I'm investigating where information is stored within large language models (LLMs), and how it can be manipulated in order to make LLMs safer, controllable and ensure explanations they generate faithfully represent their latent reasoning.
Publications
Characterizing Linguistic Shifts in Croatian News via Diachronic Word Embeddings
David Dukić, Ana Barić, Marko Čuljak, Josip Jukić, Martin Tutek
In Proceedings of the 10th Workshop on Slavic Natural Language Processing (Slavic NLP 2025), pages 108–115, Vienna, Austria. Association for Computational Linguistics.
Measuring how semantics of words change over time improves our understanding of how cultures and perspectives change. Diachronic word embeddings help us quantify this shift, although previous studies leveraged substantial temporally annotated corpora. In this work, we use a corpus of 9.5 million Croatian news articles spanning the past 25 years and quantify semantic change using skip-gram word embeddings trained on five-year periods. Our analysis finds that word embeddings capture linguistic shifts of terms pertaining to major topics in this timespan (COVID-19, Croatia joining the European Union, technological advancements). We also find evidence that embeddings from post-2020 encode increased positivity in sentiment analysis tasks, contrasting studies reporting a decline in mental health over the same period.

Measuring Chain of Thought Faithfulness by Unlearning Reasoning Steps
Martin Tutek, Fateme Hashemi Chaleshtori, Ana Marasović, Yonatan Belinkov
EMNLP 2025.
When prompted to think step-by-step, language models (LMs) produce a chain of thought (CoT), a sequence of reasoning steps that the model supposedly used to produce its prediction. Despite much work on CoT prompting, it is unclear if reasoning verbalized in a CoT is faithful to the models' parametric beliefs. We introduce a framework for measuring parametric faithfulness of generated reasoning, and propose Faithfulness by Unlearning Reasoning steps (FUR), an instance of this framework. FUR erases information contained in reasoning steps from model parameters, and measures faithfulness as the resulting effect on the model's prediction. Our experiments with four LMs and five multi-hop multi-choice question answering (MCQA) datasets show that FUR is frequently able to precisely change the underlying models' prediction for a given instance by unlearning key steps, indicating when a CoT is parametrically faithful. Further analysis shows that CoTs generated by models post-unlearning support different answers, hinting at a deeper effect of unlearning.

Easy to Decide, Hard to Agree: Reducing Disagreements Between Saliency Methods
Josip Jukić, Martin Tutek, Jan Šnajder
In Findings of the Association for Computational Linguistics: ACL 2023, pages 9147–9162, Toronto, Canada. Association for Computational Linguistics.

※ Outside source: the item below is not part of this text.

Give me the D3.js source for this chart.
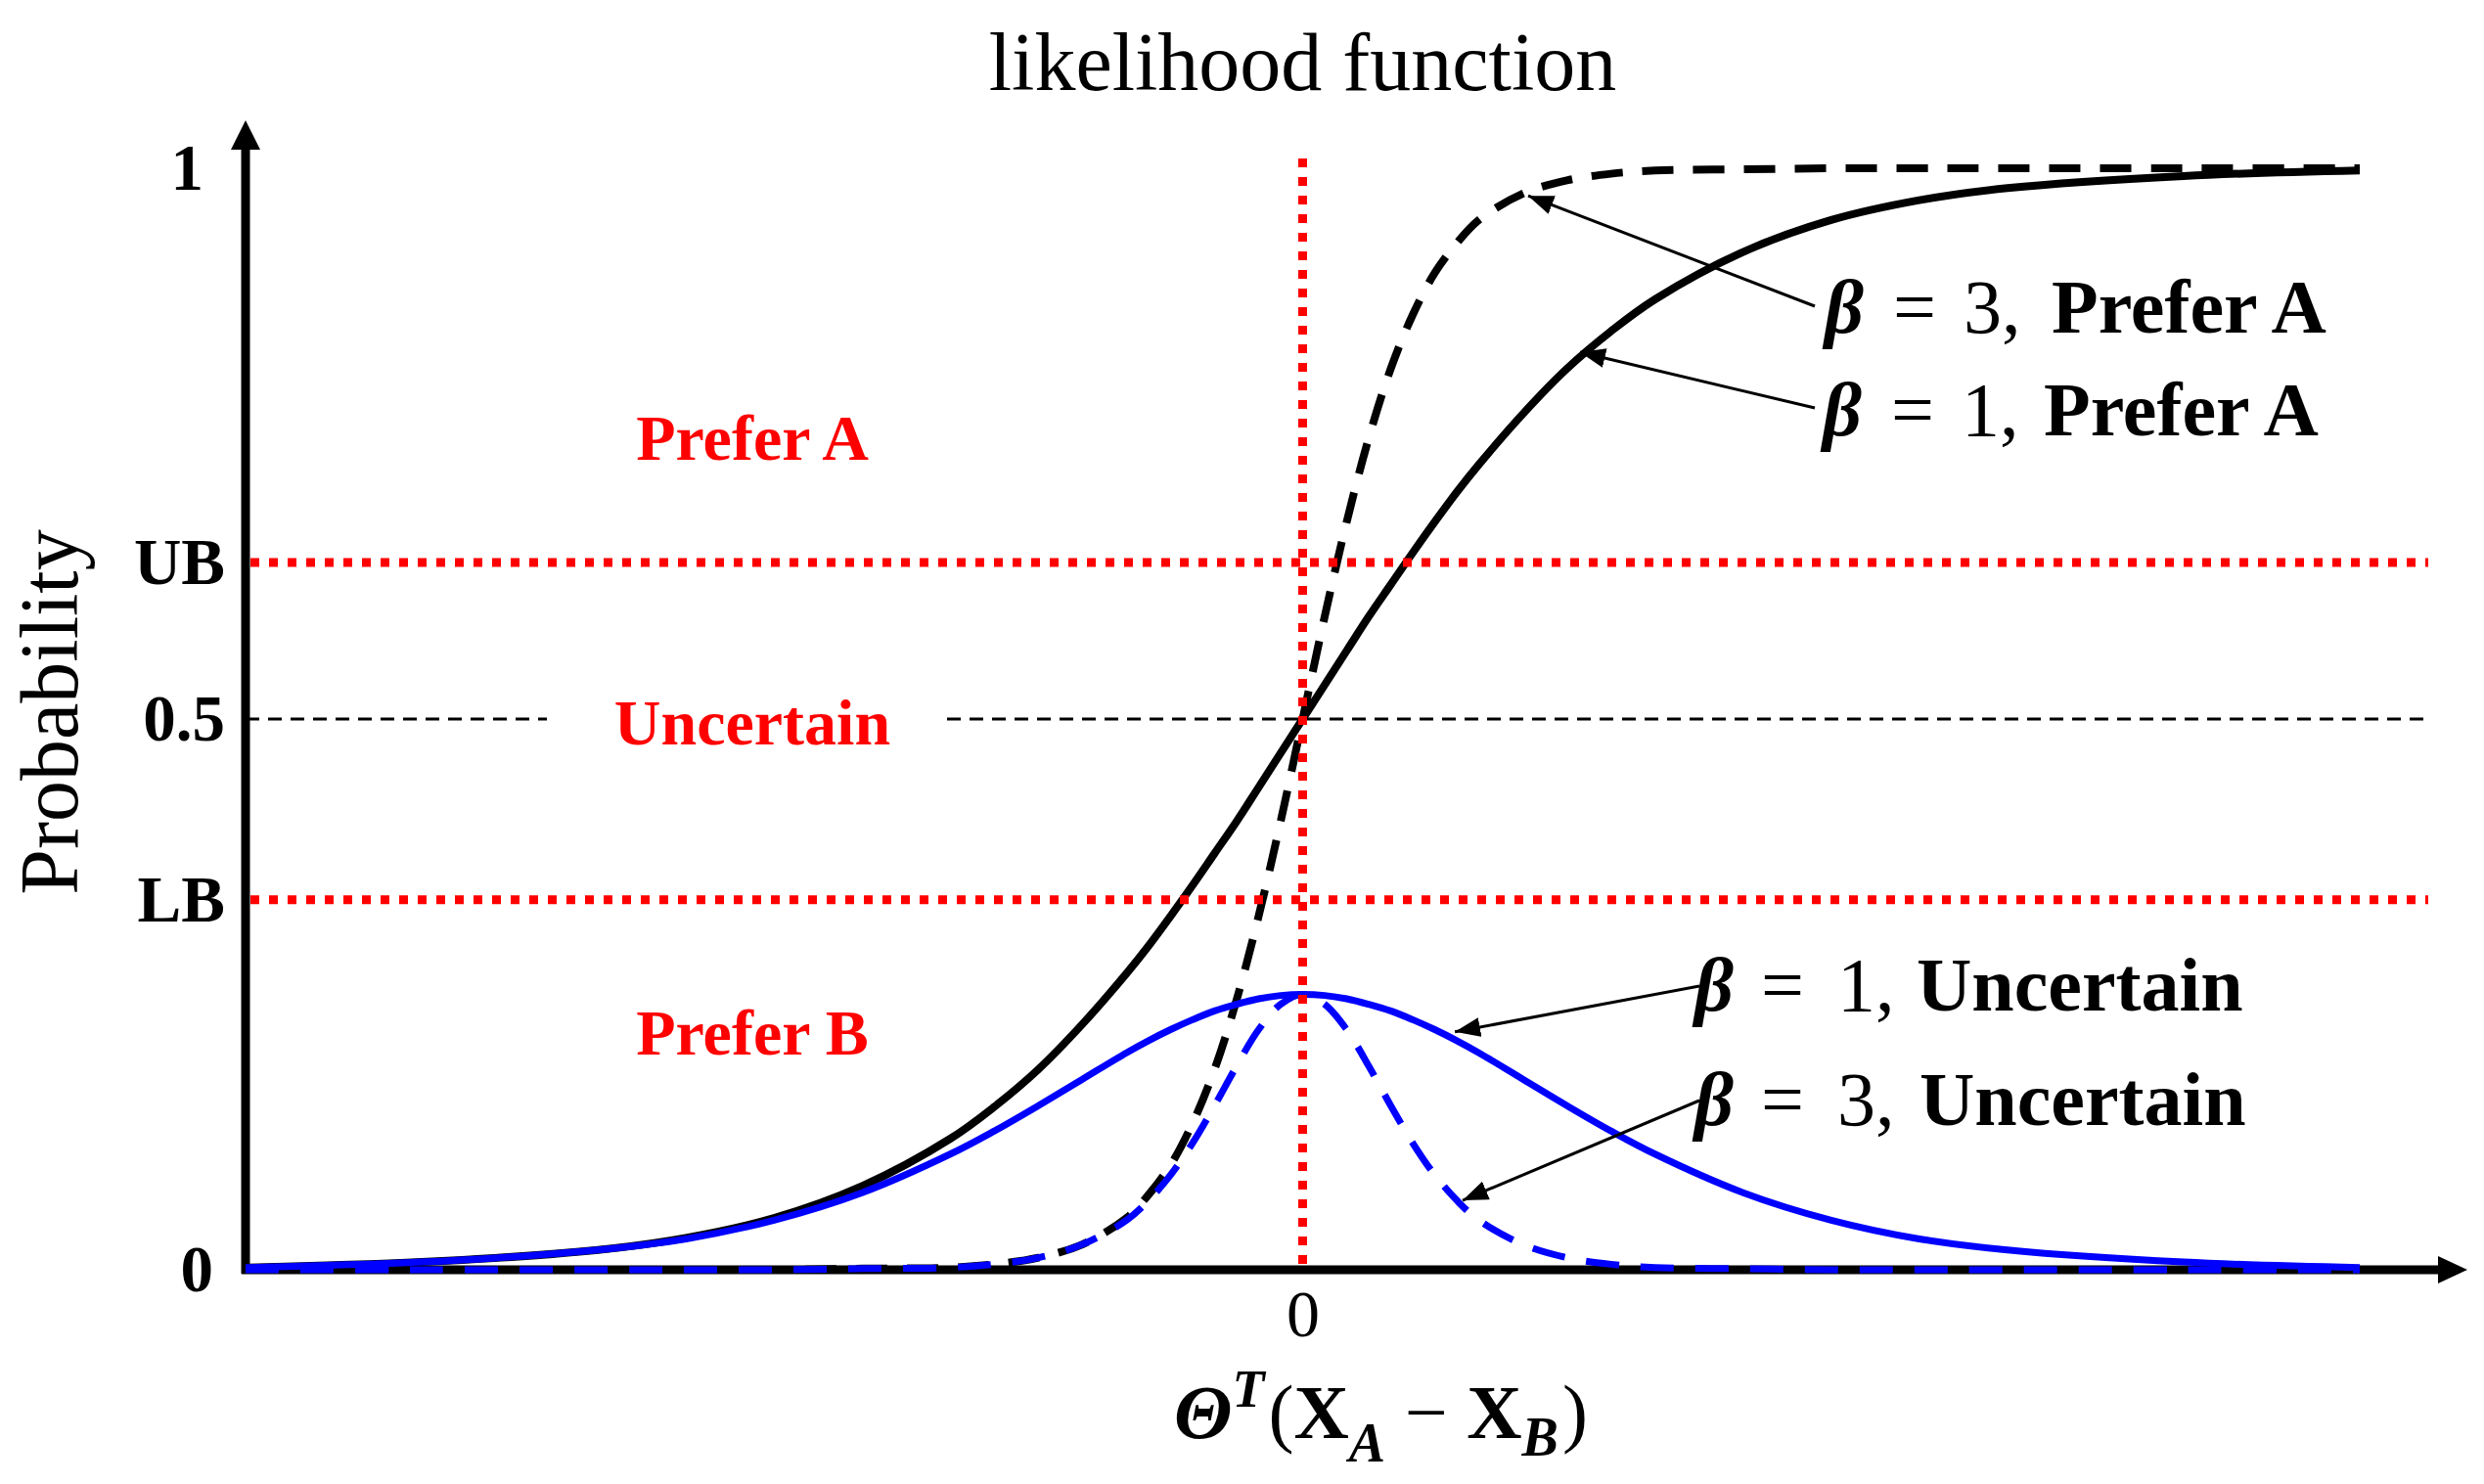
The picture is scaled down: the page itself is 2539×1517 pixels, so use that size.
<!DOCTYPE html>
<html>
<head>
<meta charset="utf-8">
<script src="https://cdn.jsdelivr.net/npm/d3@7"></script>
<style>
    body { margin: 0; background: #fff; }
    text { font-family: "Liberation Serif", "DejaVu Serif", serif; }
</style>
</head>
<body>
<svg id="chart"></svg>
<script>
// x positions the curves were read at
let xValues = [-6, -5, -4, -3.5, -3, -2.5, -2, -1.75, -1.5, -1.25, -1, -0.875, -0.75, -0.625, -0.5, -0.375, -0.25, -0.125,
    0, 0.125, 0.25, 0.375, 0.5, 0.625, 0.75, 0.875, 1, 1.25, 1.5, 1.75, 2, 2.5, 3, 3.5, 4, 5, 6];

let preferA1 = [0.002, 0.007, 0.018, 0.029, 0.047, 0.076, 0.119, 0.148, 0.182, 0.223, 0.269, 0.294, 0.321, 0.349, 0.378, 0.407, 0.438, 0.469,
    0.5, 0.531, 0.562, 0.593, 0.622, 0.651, 0.679, 0.706, 0.731, 0.777, 0.818, 0.852, 0.881, 0.924, 0.953, 0.971, 0.982, 0.993, 0.998];
let preferA3 = [0, 0, 0, 0, 0, 0.001, 0.002, 0.005, 0.011, 0.023, 0.047, 0.068, 0.095, 0.133, 0.182, 0.245, 0.321, 0.407,
    0.5, 0.593, 0.679, 0.755, 0.818, 0.867, 0.905, 0.932, 0.953, 0.977, 0.989, 0.995, 0.998, 0.999, 1, 1, 1, 1, 1];
let uncertain1 = [0.002, 0.007, 0.018, 0.028, 0.045, 0.070, 0.105, 0.126, 0.149, 0.173, 0.197, 0.208, 0.218, 0.227, 0.235, 0.241, 0.246, 0.249,
    0.25, 0.249, 0.246, 0.241, 0.235, 0.227, 0.218, 0.208, 0.197, 0.173, 0.149, 0.126, 0.105, 0.070, 0.045, 0.028, 0.018, 0.007, 0.002];
let uncertain3 = [0, 0, 0, 0, 0, 0.001, 0.002, 0.005, 0.011, 0.023, 0.045, 0.063, 0.086, 0.115, 0.149, 0.185, 0.218, 0.241,
    0.25, 0.241, 0.218, 0.185, 0.149, 0.115, 0.086, 0.063, 0.045, 0.023, 0.011, 0.005, 0.002, 0.001, 0, 0, 0, 0, 0];

let yTickValues = [0, 0.336, 0.5, 0.642, 1];
let yTickLabels = ['0', 'LB', '0.5', 'UB', '1'];
let xTickValues = [0];
let xTickLabels = ['0'];
let bounds = [0.336, 0.642];
let regionNames = ['Prefer A', 'Uncertain', 'Prefer B'];
let betaNames = ['3', '1', '1', '3'];
let curveNames = ['Prefer A', 'Prefer A', 'Uncertain', 'Uncertain'];

let width = 2539;
let height = 1517;

let x = d3.scaleLinear().domain([-6, 6]).range([251, 2412]);
let y = d3.scaleLinear().domain([0, 1]).range([1298, 172]);

let svg = d3.select('#chart').attr('width', width).attr('height', height)
    .style('background', '#fff');

svg.append('defs').append('marker')
    .attr('id', 'leader')
    .attr('viewBox', '0 0 26 20')
    .attr('refX', 26).attr('refY', 10)
    .attr('markerWidth', 26).attr('markerHeight', 20)
    .attr('markerUnits', 'userSpaceOnUse')
    .attr('orient', 'auto')
    .append('path').attr('d', 'M0,0 L26,10 L0,20 Z').attr('fill', '#000');

/** title **/
svg.append('text')
    .attr('x', x(0)).attr('y', 92)
    .attr('text-anchor', 'middle')
    .style('font-size', '84px')
    .text('likelihood function');

/** axes **/
let x0 = x(-6), y0 = y(0);
svg.append('line').attr('x1', x0).attr('y1', y0 + 4).attr('x2', x0).attr('y2', 145)
    .attr('stroke', '#000').attr('stroke-width', 9);
svg.append('path').attr('d', 'M' + (x0 - 15) + ',153 L' + x0 + ',123 L' + (x0 + 15) + ',153 Z').attr('fill', '#000');
svg.append('line').attr('x1', x0 - 4).attr('y1', y0).attr('x2', 2500).attr('y2', y0)
    .attr('stroke', '#000').attr('stroke-width', 9);
svg.append('path').attr('d', 'M2492,' + (y0 - 14) + ' L2522,' + y0 + ' L2492,' + (y0 + 14) + ' Z').attr('fill', '#000');

let yShift = {'0': -12, '1': -22};
let yAxis = d3.axisLeft(y).tickValues(yTickValues)
    .tickFormat(function (d, i) { return yTickLabels[i]; })
    .tickSize(0).tickPadding(21);
let gy = svg.append('g').attr('transform', 'translate(' + x0 + ',0)').call(yAxis);
gy.select('.domain').remove();
gy.selectAll('text').style('font-family', '"Liberation Serif", serif')
    .style('font-size', '67px').style('font-weight', 'bold').attr('fill', '#000')
    .attr('dx', function (d, i) { return yShift[yTickLabels[i]] || 0; });

let xAxis = d3.axisBottom(x).tickValues(xTickValues)
    .tickFormat(function (d, i) { return xTickLabels[i]; })
    .tickSize(0).tickPadding(20);
let gx = svg.append('g').attr('transform', 'translate(0,' + y0 + ')').call(xAxis);
gx.select('.domain').remove();
gx.selectAll('text').style('font-family', '"Liberation Serif", serif')
    .style('font-size', '68px').attr('fill', '#000');

svg.append('text')
    .attr('transform', 'translate(50,728) rotate(-90)')
    .attr('text-anchor', 'middle').attr('dy', '0.35em')
    .style('font-size', '84px')
    .text('Probability');

let xl = svg.append('text').attr('x', 1200).attr('y', 1470).style('font-size', '78px');
xl.append('tspan').style('font-weight', 'bold').style('font-style', 'italic').text('Θ');
xl.append('tspan').style('font-weight', 'bold').style('font-style', 'italic').style('font-size', '54px')
    .attr('dy', -32).text('T');
xl.append('tspan').attr('dy', 32).attr('dx', 4).text('(');
xl.append('tspan').style('font-weight', 'bold').text('X');
xl.append('tspan').style('font-weight', 'bold').style('font-style', 'italic').style('font-size', '56px')
    .attr('dy', 24).text('A');
xl.append('tspan').attr('dy', -24).text(' − ');
xl.append('tspan').style('font-weight', 'bold').text('X');
xl.append('tspan').style('font-weight', 'bold').style('font-style', 'italic').style('font-size', '56px')
    .attr('dy', 18).text('B');
xl.append('tspan').attr('dy', -18).attr('dx', 4).text(')');

/** curves **/
let series = [
    {values: uncertain3, color: '#0000ff', dash: '34,22', width: 7},
    {values: preferA3, color: '#000', dash: '32,20', width: 8},
    {values: preferA1, color: '#000', dash: null, width: 8},
    {values: uncertain1, color: '#0000ff', dash: null, width: 7}
];
let line = d3.line()
    .x(function (d) { return x(d[0]); })
    .y(function (d) { return y(d[1]); })
    .curve(d3.curveCatmullRom);

// black curves go under the blue ones
[series[1], series[2], series[0], series[3]].forEach(function (s) {
    svg.append('path')
        .datum(xValues.map(function (v, i) { return [v, s.values[i]]; }))
        .attr('d', line)
        .attr('fill', 'none')
        .attr('stroke', s.color)
        .attr('stroke-width', s.width)
        .attr('stroke-dasharray', s.dash);
});

/** guide lines **/
[[x0, 559], [968, 2477]].forEach(function (seg) {
    svg.append('line').attr('x1', seg[0]).attr('x2', seg[1]).attr('y1', y(0.5)).attr('y2', y(0.5))
        .attr('stroke', '#000').attr('stroke-width', 3).attr('stroke-dasharray', '14,9');
});

svg.selectAll('.bound').data(bounds).enter().append('line')
    .attr('class', 'bound')
    .attr('x1', x0 + 5).attr('x2', 2482)
    .attr('y1', function (d) { return y(d); })
    .attr('y2', function (d) { return y(d); })
    .attr('stroke', '#ff0000').attr('stroke-width', 9).attr('stroke-dasharray', '9,10');

svg.append('line').attr('x1', x(0)).attr('x2', x(0)).attr('y1', 162).attr('y2', y0)
    .attr('stroke', '#ff0000').attr('stroke-width', 9).attr('stroke-dasharray', '9,10');

let regionY = [470, 761, 1078];
svg.selectAll('.region').data(regionNames).enter().append('text')
    .attr('class', 'region')
    .attr('x', 769)
    .attr('y', function (d, i) { return regionY[i]; })
    .attr('text-anchor', 'middle')
    .attr('fill', '#ff0000')
    .style('font-size', '66px').style('font-weight', 'bold')
    .text(function (d) { return d; });

/** annotations **/
let tips = [[1.28, 0.975], [1.574, 0.833], [0.864, 0.216], [0.908, 0.063]];
let starts = [[1855, 313], [1855, 417], [1737, 1008], [1737, 1125]];
let labelPos = [[1865, 340], [1863, 445], [1732, 1033], [1732, 1150]];
// horizontal offsets of "=", the number and the name behind the beta
let pieceOffsets = [[70, 142, 232], [70, 142, 226], [68, 146, 227], [68, 146, 230]];

tips.forEach(function (t, i) {
    svg.append('line')
        .attr('x1', starts[i][0]).attr('y1', starts[i][1])
        .attr('x2', x(t[0])).attr('y2', y(t[1]))
        .attr('stroke', '#000').attr('stroke-width', 3)
        .attr('marker-end', 'url(#leader)');

    let bx = labelPos[i][0];
    let lbl = svg.append('text').attr('x', bx).attr('y', labelPos[i][1])
        .style('font-size', '78px');
    lbl.append('tspan').style('font-weight', 'bold').style('font-style', 'italic').text('β');
    lbl.append('tspan').attr('x', bx + pieceOffsets[i][0]).text('=');
    lbl.append('tspan').attr('x', bx + pieceOffsets[i][1]).text(betaNames[i] + ',');
    lbl.append('tspan').attr('x', bx + pieceOffsets[i][2]).style('font-weight', 'bold').text(curveNames[i]);
});
</script>
</body>
</html>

A popular approach to unveiling the black box of neural NLP models is to leverage saliency methods, which assign scalar importance scores to each input component. A common practice for evaluating whether an interpretability method is faithful has been to use evaluation-by-agreement – if multiple methods agree on an explanation, its credibility increases. However, recent work has found that saliency methods exhibit weak rank correlations even when applied to the same model instance and advocated for alternative diagnostic methods. In our work, we demonstrate that rank correlation is not a good fit for evaluating agreement and argue that Pearson-r is a better-suited alternative. We further show that regularization techniques that increase faithfulness of attention explanations also increase agreement between saliency methods. By connecting our findings to instance categories based on training dynamics, we show that the agreement of saliency method explanations is very low for easy-to-learn instances. Finally, we connect the improvement in agreement across instance categories to local representation space statistics of instances, paving the way for work on analyzing which intrinsic model properties improve their predisposition to interpretability methods.